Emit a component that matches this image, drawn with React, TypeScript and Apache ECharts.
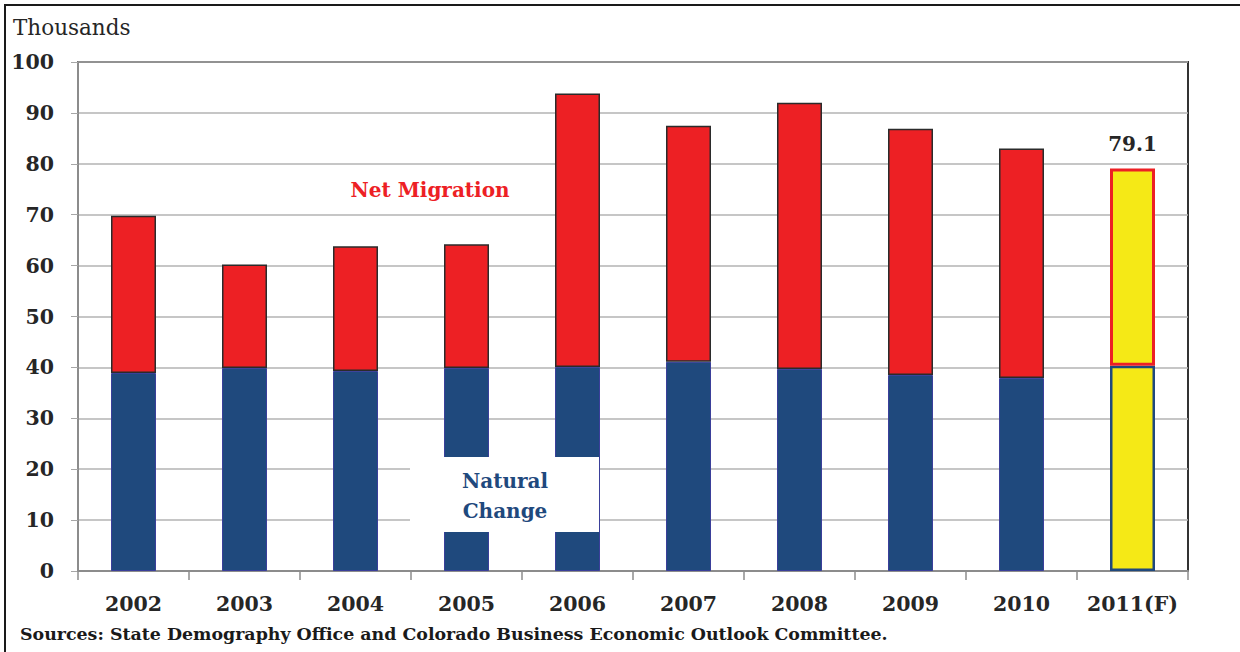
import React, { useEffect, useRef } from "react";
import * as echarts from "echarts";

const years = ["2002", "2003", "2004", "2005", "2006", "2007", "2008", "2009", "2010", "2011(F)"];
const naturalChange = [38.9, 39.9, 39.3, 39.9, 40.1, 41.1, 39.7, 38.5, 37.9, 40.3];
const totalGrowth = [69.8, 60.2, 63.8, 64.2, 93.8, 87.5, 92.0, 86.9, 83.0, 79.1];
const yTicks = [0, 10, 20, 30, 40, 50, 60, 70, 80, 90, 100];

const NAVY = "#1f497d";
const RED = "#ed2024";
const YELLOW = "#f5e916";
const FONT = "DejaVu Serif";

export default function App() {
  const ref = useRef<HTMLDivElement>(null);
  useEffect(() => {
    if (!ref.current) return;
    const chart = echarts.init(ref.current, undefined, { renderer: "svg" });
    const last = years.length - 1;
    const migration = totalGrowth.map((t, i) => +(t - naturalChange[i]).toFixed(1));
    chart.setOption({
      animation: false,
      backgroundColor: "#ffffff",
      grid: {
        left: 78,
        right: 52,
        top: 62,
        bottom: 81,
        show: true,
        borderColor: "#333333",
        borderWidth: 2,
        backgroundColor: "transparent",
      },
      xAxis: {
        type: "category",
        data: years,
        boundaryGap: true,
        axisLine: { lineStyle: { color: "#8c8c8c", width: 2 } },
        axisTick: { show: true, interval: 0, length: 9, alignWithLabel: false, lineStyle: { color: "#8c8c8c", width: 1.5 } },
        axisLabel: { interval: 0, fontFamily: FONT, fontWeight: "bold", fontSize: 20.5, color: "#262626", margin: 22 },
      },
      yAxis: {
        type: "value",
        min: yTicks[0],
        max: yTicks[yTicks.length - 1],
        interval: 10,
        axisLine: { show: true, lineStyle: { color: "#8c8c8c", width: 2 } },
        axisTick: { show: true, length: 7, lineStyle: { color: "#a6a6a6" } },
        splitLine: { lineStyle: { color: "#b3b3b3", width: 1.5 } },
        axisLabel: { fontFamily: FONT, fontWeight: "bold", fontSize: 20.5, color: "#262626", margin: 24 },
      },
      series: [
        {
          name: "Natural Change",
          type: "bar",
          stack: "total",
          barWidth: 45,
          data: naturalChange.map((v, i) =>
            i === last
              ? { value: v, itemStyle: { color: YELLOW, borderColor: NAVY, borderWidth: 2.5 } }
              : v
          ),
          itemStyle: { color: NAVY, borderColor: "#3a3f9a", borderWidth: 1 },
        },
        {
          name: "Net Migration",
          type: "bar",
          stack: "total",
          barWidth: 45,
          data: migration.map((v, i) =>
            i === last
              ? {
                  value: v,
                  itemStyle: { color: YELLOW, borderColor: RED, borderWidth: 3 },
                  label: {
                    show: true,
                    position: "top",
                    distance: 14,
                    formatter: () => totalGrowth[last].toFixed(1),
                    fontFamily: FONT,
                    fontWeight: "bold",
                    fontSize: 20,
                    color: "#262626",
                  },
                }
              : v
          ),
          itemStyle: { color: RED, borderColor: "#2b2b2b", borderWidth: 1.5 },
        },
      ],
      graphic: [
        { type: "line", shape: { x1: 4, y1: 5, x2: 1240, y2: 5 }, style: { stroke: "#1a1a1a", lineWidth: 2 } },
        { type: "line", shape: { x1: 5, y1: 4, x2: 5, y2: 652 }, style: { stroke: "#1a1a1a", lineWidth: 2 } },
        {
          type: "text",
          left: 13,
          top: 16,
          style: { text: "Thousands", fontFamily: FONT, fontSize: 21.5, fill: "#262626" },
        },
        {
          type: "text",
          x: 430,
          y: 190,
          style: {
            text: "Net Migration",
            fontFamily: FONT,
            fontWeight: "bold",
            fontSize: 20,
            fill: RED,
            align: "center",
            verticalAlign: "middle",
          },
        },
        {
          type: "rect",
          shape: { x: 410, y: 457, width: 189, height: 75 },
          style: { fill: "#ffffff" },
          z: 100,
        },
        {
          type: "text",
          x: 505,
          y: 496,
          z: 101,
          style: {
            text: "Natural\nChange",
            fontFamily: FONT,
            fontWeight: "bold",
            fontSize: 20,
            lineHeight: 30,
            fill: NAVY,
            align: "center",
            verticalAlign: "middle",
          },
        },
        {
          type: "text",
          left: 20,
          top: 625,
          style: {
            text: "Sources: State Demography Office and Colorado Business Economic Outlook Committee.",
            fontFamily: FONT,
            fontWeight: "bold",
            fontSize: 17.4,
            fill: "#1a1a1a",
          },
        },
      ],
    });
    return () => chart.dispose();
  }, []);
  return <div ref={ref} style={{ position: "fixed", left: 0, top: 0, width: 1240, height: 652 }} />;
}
----------
## DIRECTIONS FOR THIS TASK
Copy nothing but the lines from the top of the material through the line holding "80, 90, 100];", exactly as written; omit pictures.

## REPLY TO THE EXERCISE
Emit a component that matches this image, drawn with React, TypeScript and Apache ECharts.
import React, { useEffect, useRef } from "react";
import * as echarts from "echarts";

const years = ["2002", "2003", "2004", "2005", "2006", "2007", "2008", "2009", "2010", "2011(F)"];
const naturalChange = [38.9, 39.9, 39.3, 39.9, 40.1, 41.1, 39.7, 38.5, 37.9, 40.3];
const totalGrowth = [69.8, 60.2, 63.8, 64.2, 93.8, 87.5, 92.0, 86.9, 83.0, 79.1];
const yTicks = [0, 10, 20, 30, 40, 50, 60, 70, 80, 90, 100];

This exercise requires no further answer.